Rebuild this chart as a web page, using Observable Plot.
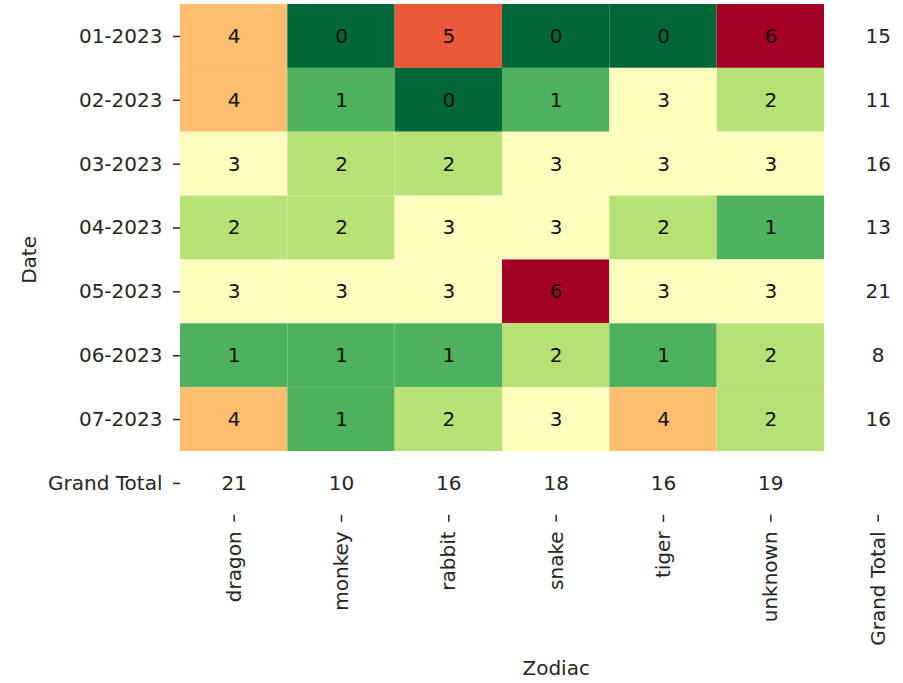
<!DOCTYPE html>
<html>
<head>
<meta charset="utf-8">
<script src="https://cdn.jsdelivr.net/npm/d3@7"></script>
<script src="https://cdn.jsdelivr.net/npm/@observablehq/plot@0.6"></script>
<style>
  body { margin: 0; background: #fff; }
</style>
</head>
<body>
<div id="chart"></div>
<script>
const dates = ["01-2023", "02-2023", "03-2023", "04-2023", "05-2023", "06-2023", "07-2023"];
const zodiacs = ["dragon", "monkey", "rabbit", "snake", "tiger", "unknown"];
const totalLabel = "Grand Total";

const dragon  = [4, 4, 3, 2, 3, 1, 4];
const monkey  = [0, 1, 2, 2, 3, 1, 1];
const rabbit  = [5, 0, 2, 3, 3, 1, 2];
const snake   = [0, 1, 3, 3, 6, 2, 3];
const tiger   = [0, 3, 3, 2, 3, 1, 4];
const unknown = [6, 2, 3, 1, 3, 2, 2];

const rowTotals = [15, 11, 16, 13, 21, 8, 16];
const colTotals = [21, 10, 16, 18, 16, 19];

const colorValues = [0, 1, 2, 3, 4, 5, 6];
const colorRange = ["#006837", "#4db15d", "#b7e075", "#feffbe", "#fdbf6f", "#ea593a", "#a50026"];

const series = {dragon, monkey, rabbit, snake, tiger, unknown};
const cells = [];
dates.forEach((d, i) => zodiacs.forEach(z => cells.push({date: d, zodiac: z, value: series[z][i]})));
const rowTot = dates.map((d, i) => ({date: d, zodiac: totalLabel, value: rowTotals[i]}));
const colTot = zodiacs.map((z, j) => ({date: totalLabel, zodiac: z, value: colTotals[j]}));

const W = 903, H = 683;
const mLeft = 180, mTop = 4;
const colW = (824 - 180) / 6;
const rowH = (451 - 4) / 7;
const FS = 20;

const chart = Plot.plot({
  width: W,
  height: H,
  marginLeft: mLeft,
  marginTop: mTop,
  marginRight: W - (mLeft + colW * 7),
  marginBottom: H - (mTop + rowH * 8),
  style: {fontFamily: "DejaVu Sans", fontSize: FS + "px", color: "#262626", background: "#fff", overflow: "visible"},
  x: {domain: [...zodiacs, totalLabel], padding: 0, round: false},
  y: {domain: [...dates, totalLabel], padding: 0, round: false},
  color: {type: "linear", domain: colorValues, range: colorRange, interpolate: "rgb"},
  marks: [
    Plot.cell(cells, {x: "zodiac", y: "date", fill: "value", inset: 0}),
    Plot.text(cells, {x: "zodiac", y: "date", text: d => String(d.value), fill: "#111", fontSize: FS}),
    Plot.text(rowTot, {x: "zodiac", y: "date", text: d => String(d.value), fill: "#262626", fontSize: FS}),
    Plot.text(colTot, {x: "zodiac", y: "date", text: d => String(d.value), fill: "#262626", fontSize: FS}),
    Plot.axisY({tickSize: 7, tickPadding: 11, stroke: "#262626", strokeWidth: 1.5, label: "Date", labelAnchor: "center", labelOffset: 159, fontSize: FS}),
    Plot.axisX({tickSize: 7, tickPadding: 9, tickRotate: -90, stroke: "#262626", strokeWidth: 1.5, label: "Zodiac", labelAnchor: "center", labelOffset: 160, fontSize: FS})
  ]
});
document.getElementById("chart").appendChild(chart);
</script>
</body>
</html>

## TASK STATEMENT:
Write out each line of the data exactly; the images should be left out.

## WORKED ANSWER:
Rebuild this chart as a web page, using Observable Plot.
<!DOCTYPE html>
<html>
<head>
<meta charset="utf-8">
<script src="https://cdn.jsdelivr.net/npm/d3@7"></script>
<script src="https://cdn.jsdelivr.net/npm/@observablehq/plot@0.6"></script>
<style>
  body { margin: 0; background: #fff; }
</style>
</head>
<body>
<div id="chart"></div>
<script>
const dates = ["01-2023", "02-2023", "03-2023", "04-2023", "05-2023", "06-2023", "07-2023"];
const zodiacs = ["dragon", "monkey", "rabbit", "snake", "tiger", "unknown"];
const totalLabel = "Grand Total";

const dragon  = [4, 4, 3, 2, 3, 1, 4];
const monkey  = [0, 1, 2, 2, 3, 1, 1];
const rabbit  = [5, 0, 2, 3, 3, 1, 2];
const snake   = [0, 1, 3, 3, 6, 2, 3];
const tiger   = [0, 3, 3, 2, 3, 1, 4];
const unknown = [6, 2, 3, 1, 3, 2, 2];

const rowTotals = [15, 11, 16, 13, 21, 8, 16];
const colTotals = [21, 10, 16, 18, 16, 19];

const colorValues = [0, 1, 2, 3, 4, 5, 6];
const colorRange = ["#006837", "#4db15d", "#b7e075", "#feffbe", "#fdbf6f", "#ea593a", "#a50026"];

const series = {dragon, monkey, rabbit, snake, tiger, unknown};
const cells = [];
dates.forEach((d, i) => zodiacs.forEach(z => cells.push({date: d, zodiac: z, value: series[z][i]})));
const rowTot = dates.map((d, i) => ({date: d, zodiac: totalLabel, value: rowTotals[i]}));
const colTot = zodiacs.map((z, j) => ({date: totalLabel, zodiac: z, value: colTotals[j]}));

const W = 903, H = 683;
const mLeft = 180, mTop = 4;
const colW = (824 - 180) / 6;
const rowH = (451 - 4) / 7;
const FS = 20;

const chart = Plot.plot({
  width: W,
  height: H,
  marginLeft: mLeft,
  marginTop: mTop,
  marginRight: W - (mLeft + colW * 7),
  marginBottom: H - (mTop + rowH * 8),
  style: {fontFamily: "DejaVu Sans", fontSize: FS + "px", color: "#262626", background: "#fff", overflow: "visible"},
  x: {domain: [...zodiacs, totalLabel], padding: 0, round: false},
  y: {domain: [...dates, totalLabel], padding: 0, round: false},
  color: {type: "linear", domain: colorValues, range: colorRange, interpolate: "rgb"},
  marks: [
    Plot.cell(cells, {x: "zodiac", y: "date", fill: "value", inset: 0}),
    Plot.text(cells, {x: "zodiac", y: "date", text: d => String(d.value), fill: "#111", fontSize: FS}),
    Plot.text(rowTot, {x: "zodiac", y: "date", text: d => String(d.value), fill: "#262626", fontSize: FS}),
    Plot.text(colTot, {x: "zodiac", y: "date", text: d => String(d.value), fill: "#262626", fontSize: FS}),
    Plot.axisY({tickSize: 7, tickPadding: 11, stroke: "#262626", strokeWidth: 1.5, label: "Date", labelAnchor: "center", labelOffset: 159, fontSize: FS}),
    Plot.axisX({tickSize: 7, tickPadding: 9, tickRotate: -90, stroke: "#262626", strokeWidth: 1.5, label: "Zodiac", labelAnchor: "center", labelOffset: 160, fontSize: FS})
  ]
});
document.getElementById("chart").appendChild(chart);
</script>
</body>
</html>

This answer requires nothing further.